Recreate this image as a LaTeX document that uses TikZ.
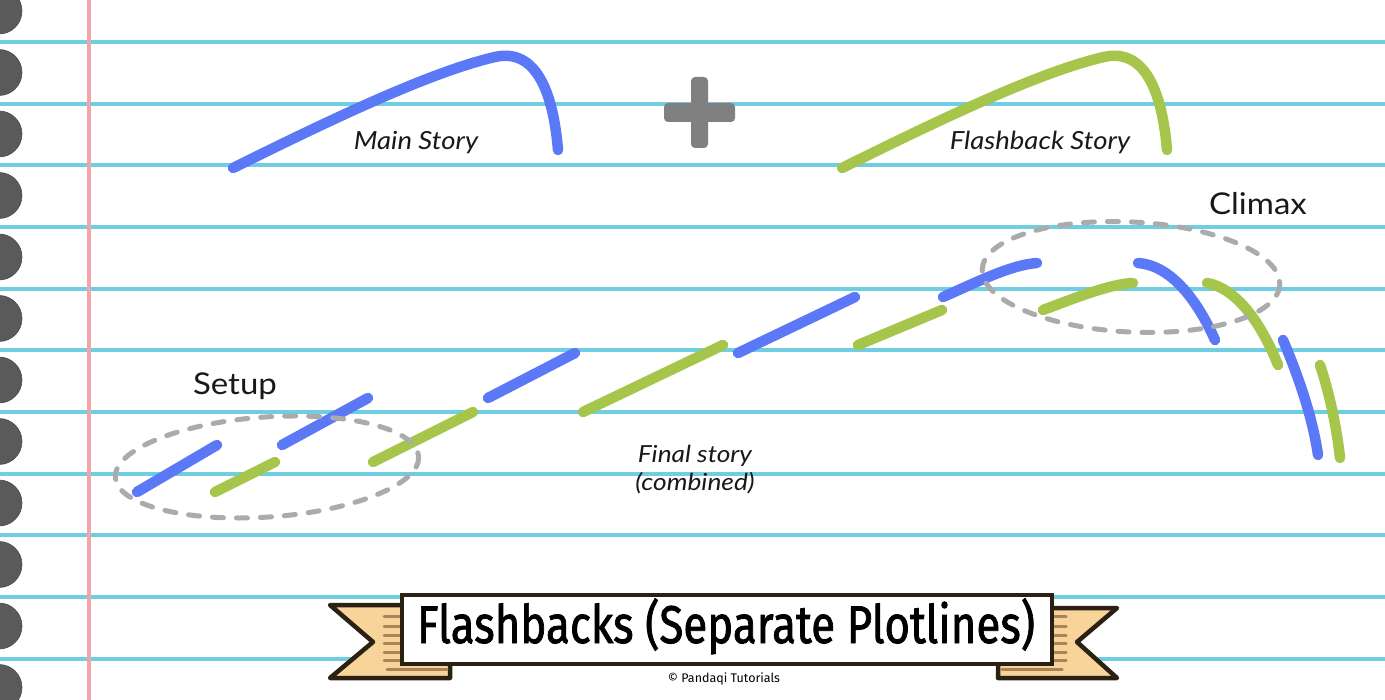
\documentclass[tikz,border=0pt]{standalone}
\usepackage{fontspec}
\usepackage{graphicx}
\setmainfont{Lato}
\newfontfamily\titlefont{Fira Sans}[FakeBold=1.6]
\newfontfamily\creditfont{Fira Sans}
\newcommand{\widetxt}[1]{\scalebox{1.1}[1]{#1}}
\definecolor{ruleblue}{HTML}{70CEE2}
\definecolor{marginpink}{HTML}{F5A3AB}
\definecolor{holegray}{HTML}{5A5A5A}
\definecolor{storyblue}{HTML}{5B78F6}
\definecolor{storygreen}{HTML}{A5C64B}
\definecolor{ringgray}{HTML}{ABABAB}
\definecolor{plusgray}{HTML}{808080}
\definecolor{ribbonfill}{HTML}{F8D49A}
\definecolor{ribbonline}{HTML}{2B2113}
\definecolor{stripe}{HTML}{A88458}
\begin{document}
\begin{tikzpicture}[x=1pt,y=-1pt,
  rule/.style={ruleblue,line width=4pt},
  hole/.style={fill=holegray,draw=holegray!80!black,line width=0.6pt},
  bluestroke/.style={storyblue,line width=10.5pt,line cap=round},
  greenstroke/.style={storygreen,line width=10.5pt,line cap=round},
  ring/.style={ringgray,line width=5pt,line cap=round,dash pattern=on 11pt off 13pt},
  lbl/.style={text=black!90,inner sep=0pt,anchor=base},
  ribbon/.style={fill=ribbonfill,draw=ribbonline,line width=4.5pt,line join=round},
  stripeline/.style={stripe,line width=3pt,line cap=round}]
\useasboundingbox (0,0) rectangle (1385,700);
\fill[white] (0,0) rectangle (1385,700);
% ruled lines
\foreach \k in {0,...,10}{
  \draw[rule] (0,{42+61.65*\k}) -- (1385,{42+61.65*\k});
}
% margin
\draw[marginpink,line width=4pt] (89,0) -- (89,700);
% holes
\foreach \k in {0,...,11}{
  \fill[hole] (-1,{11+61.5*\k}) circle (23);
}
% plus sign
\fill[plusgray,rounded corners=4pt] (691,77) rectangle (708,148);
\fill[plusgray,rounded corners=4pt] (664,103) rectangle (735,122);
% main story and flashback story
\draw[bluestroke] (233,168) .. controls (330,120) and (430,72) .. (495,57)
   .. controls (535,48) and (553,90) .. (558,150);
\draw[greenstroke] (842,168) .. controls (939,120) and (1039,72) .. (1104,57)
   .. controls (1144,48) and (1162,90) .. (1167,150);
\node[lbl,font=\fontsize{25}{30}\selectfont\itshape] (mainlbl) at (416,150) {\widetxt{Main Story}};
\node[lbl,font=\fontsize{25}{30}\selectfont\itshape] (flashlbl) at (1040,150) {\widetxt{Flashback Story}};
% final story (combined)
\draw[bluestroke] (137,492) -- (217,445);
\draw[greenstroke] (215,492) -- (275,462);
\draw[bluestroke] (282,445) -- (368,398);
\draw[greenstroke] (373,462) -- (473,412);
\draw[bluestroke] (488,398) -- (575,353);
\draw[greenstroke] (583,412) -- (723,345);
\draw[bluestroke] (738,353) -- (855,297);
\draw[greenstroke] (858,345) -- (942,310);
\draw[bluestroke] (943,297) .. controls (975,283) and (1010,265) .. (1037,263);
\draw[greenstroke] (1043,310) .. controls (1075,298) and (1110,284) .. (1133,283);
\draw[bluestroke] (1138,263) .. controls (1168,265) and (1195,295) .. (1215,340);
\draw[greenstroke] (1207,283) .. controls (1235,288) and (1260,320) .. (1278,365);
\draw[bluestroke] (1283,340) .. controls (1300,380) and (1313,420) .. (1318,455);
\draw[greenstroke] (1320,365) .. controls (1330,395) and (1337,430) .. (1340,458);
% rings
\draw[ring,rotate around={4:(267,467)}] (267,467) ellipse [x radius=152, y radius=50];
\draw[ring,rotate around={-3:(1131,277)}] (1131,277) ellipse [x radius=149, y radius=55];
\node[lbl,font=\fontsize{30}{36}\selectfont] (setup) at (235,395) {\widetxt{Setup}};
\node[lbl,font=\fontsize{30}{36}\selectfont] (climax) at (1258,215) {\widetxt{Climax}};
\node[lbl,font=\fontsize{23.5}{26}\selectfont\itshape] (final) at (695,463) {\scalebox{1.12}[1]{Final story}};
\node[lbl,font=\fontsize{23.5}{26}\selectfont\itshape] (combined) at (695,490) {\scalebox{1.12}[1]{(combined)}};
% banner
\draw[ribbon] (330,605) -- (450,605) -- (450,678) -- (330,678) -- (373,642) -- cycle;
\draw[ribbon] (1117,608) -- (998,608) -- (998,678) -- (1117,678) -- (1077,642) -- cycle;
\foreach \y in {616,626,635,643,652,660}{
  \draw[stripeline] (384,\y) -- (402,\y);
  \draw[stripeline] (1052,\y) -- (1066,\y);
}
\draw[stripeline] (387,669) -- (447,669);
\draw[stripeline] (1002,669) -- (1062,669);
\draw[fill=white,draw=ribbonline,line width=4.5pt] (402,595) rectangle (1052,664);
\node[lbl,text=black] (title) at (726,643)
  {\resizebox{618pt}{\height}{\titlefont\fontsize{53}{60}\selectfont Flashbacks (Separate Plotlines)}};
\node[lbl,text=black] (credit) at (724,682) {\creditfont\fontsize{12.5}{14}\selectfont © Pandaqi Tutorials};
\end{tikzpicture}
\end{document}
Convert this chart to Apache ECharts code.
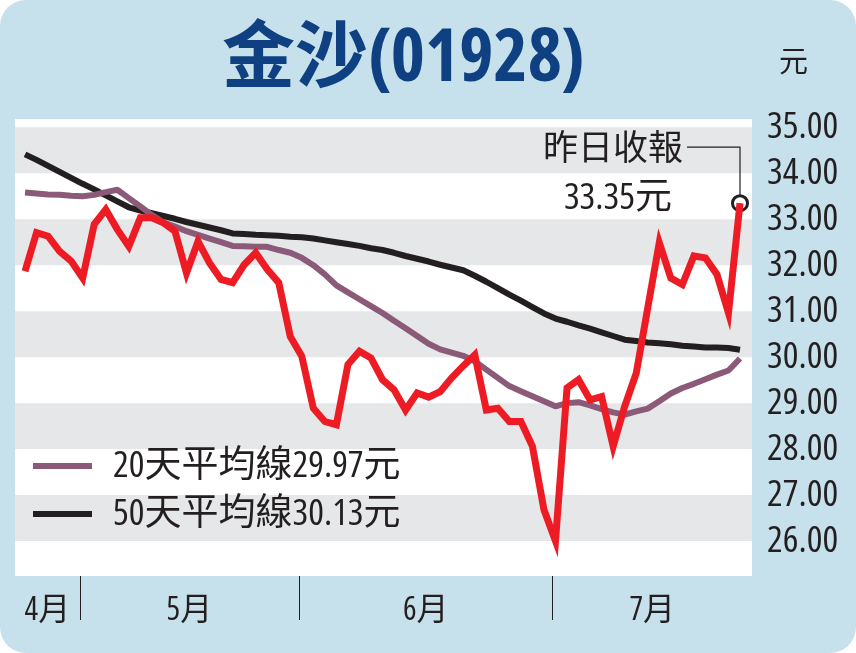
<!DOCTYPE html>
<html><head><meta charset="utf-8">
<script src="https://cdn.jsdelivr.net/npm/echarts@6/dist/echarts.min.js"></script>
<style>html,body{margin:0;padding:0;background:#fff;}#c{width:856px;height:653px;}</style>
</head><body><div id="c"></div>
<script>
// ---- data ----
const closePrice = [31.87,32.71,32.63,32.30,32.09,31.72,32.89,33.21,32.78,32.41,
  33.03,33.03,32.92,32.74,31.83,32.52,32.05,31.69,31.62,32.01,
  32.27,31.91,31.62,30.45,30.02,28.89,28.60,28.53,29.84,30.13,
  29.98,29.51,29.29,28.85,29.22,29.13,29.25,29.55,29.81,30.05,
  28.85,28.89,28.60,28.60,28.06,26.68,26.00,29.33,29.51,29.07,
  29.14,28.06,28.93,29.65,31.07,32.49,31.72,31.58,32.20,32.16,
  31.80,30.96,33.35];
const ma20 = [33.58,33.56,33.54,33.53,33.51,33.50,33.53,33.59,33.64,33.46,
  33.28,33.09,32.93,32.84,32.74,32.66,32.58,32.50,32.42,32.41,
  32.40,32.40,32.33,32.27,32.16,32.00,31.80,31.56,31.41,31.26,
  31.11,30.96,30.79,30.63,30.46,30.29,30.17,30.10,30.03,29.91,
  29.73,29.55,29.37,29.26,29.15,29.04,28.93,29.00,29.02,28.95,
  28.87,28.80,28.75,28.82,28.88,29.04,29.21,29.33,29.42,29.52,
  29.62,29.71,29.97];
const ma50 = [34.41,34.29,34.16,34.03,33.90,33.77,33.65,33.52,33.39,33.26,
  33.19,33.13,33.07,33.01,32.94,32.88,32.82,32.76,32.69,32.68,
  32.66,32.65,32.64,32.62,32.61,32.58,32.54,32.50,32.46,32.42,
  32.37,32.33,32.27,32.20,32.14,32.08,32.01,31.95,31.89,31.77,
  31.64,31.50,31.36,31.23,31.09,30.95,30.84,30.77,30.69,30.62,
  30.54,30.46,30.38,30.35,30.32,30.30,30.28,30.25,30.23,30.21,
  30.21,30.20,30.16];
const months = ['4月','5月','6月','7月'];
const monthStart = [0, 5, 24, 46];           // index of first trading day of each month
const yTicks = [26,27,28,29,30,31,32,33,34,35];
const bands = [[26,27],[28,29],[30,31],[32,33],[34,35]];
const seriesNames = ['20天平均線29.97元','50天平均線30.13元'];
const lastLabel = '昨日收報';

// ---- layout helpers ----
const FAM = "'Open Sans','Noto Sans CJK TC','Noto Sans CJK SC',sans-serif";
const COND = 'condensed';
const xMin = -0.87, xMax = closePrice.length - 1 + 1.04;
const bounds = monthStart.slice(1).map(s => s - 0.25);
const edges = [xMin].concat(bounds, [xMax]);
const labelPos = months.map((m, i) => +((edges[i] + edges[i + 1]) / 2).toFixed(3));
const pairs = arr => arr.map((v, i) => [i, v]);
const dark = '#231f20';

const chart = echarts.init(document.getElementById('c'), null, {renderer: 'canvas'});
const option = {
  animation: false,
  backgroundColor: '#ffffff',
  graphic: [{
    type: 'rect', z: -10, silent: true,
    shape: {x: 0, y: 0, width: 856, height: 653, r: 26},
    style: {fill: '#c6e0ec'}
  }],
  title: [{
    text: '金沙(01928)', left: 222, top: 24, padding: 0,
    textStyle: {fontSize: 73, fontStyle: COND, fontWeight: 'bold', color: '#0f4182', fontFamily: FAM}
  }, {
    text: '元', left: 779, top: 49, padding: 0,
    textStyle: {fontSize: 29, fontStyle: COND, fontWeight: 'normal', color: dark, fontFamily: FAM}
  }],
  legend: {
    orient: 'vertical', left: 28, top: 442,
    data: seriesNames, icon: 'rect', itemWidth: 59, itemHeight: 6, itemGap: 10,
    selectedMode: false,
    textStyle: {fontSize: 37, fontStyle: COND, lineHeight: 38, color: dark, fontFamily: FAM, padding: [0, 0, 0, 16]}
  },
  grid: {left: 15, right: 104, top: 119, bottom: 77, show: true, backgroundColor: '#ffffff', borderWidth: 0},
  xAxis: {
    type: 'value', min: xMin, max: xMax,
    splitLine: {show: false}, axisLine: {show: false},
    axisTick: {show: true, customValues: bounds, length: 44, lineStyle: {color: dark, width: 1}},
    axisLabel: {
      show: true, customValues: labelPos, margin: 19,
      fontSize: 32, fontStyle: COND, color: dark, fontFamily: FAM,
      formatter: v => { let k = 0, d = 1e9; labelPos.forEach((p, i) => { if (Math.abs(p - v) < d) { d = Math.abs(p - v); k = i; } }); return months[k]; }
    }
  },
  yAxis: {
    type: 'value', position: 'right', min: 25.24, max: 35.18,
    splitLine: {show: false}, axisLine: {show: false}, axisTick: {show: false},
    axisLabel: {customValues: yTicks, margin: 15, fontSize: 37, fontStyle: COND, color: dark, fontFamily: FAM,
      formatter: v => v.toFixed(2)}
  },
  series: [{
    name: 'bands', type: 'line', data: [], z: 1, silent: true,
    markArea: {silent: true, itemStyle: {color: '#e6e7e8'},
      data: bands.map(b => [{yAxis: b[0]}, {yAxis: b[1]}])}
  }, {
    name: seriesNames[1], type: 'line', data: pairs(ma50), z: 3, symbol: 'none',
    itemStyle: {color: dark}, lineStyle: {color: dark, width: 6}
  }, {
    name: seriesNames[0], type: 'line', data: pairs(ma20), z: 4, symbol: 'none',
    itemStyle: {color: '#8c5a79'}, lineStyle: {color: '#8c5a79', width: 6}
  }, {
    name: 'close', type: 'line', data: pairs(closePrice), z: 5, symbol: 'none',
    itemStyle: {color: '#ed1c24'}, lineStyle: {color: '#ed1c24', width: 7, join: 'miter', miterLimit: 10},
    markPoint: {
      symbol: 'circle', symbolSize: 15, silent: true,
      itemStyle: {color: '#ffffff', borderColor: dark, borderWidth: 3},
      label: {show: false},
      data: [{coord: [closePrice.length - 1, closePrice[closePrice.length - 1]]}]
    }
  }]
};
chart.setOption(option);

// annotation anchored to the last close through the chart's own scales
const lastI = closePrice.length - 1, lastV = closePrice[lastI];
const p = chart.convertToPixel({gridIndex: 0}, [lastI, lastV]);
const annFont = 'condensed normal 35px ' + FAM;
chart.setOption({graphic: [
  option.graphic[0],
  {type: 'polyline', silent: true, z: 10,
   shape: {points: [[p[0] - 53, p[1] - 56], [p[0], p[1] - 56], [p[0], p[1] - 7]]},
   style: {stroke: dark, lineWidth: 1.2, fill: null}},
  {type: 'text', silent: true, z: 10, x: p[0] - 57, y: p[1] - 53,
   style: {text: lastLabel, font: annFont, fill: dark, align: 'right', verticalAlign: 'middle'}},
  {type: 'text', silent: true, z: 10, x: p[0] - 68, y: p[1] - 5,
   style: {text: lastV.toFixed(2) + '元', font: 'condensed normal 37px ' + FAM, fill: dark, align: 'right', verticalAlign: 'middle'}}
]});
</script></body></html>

▶ _Exercise_: Your task is to retype exactly the lines from the one containing "Convert this chart to Apache ECharts code." through the one containing "const lastLabel = '昨日收報';", leaving every picture out.

▶ _The solution_:
Convert this chart to Apache ECharts code.
<!DOCTYPE html>
<html><head><meta charset="utf-8">
<script src="https://cdn.jsdelivr.net/npm/echarts@6/dist/echarts.min.js"></script>
<style>html,body{margin:0;padding:0;background:#fff;}#c{width:856px;height:653px;}</style>
</head><body><div id="c"></div>
<script>
// ---- data ----
const closePrice = [31.87,32.71,32.63,32.30,32.09,31.72,32.89,33.21,32.78,32.41,
  33.03,33.03,32.92,32.74,31.83,32.52,32.05,31.69,31.62,32.01,
  32.27,31.91,31.62,30.45,30.02,28.89,28.60,28.53,29.84,30.13,
  29.98,29.51,29.29,28.85,29.22,29.13,29.25,29.55,29.81,30.05,
  28.85,28.89,28.60,28.60,28.06,26.68,26.00,29.33,29.51,29.07,
  29.14,28.06,28.93,29.65,31.07,32.49,31.72,31.58,32.20,32.16,
  31.80,30.96,33.35];
const ma20 = [33.58,33.56,33.54,33.53,33.51,33.50,33.53,33.59,33.64,33.46,
  33.28,33.09,32.93,32.84,32.74,32.66,32.58,32.50,32.42,32.41,
  32.40,32.40,32.33,32.27,32.16,32.00,31.80,31.56,31.41,31.26,
  31.11,30.96,30.79,30.63,30.46,30.29,30.17,30.10,30.03,29.91,
  29.73,29.55,29.37,29.26,29.15,29.04,28.93,29.00,29.02,28.95,
  28.87,28.80,28.75,28.82,28.88,29.04,29.21,29.33,29.42,29.52,
  29.62,29.71,29.97];
const ma50 = [34.41,34.29,34.16,34.03,33.90,33.77,33.65,33.52,33.39,33.26,
  33.19,33.13,33.07,33.01,32.94,32.88,32.82,32.76,32.69,32.68,
  32.66,32.65,32.64,32.62,32.61,32.58,32.54,32.50,32.46,32.42,
  32.37,32.33,32.27,32.20,32.14,32.08,32.01,31.95,31.89,31.77,
  31.64,31.50,31.36,31.23,31.09,30.95,30.84,30.77,30.69,30.62,
  30.54,30.46,30.38,30.35,30.32,30.30,30.28,30.25,30.23,30.21,
  30.21,30.20,30.16];
const months = ['4月','5月','6月','7月'];
const monthStart = [0, 5, 24, 46];           // index of first trading day of each month
const yTicks = [26,27,28,29,30,31,32,33,34,35];
const bands = [[26,27],[28,29],[30,31],[32,33],[34,35]];
const seriesNames = ['20天平均線29.97元','50天平均線30.13元'];
const lastLabel = '昨日收報';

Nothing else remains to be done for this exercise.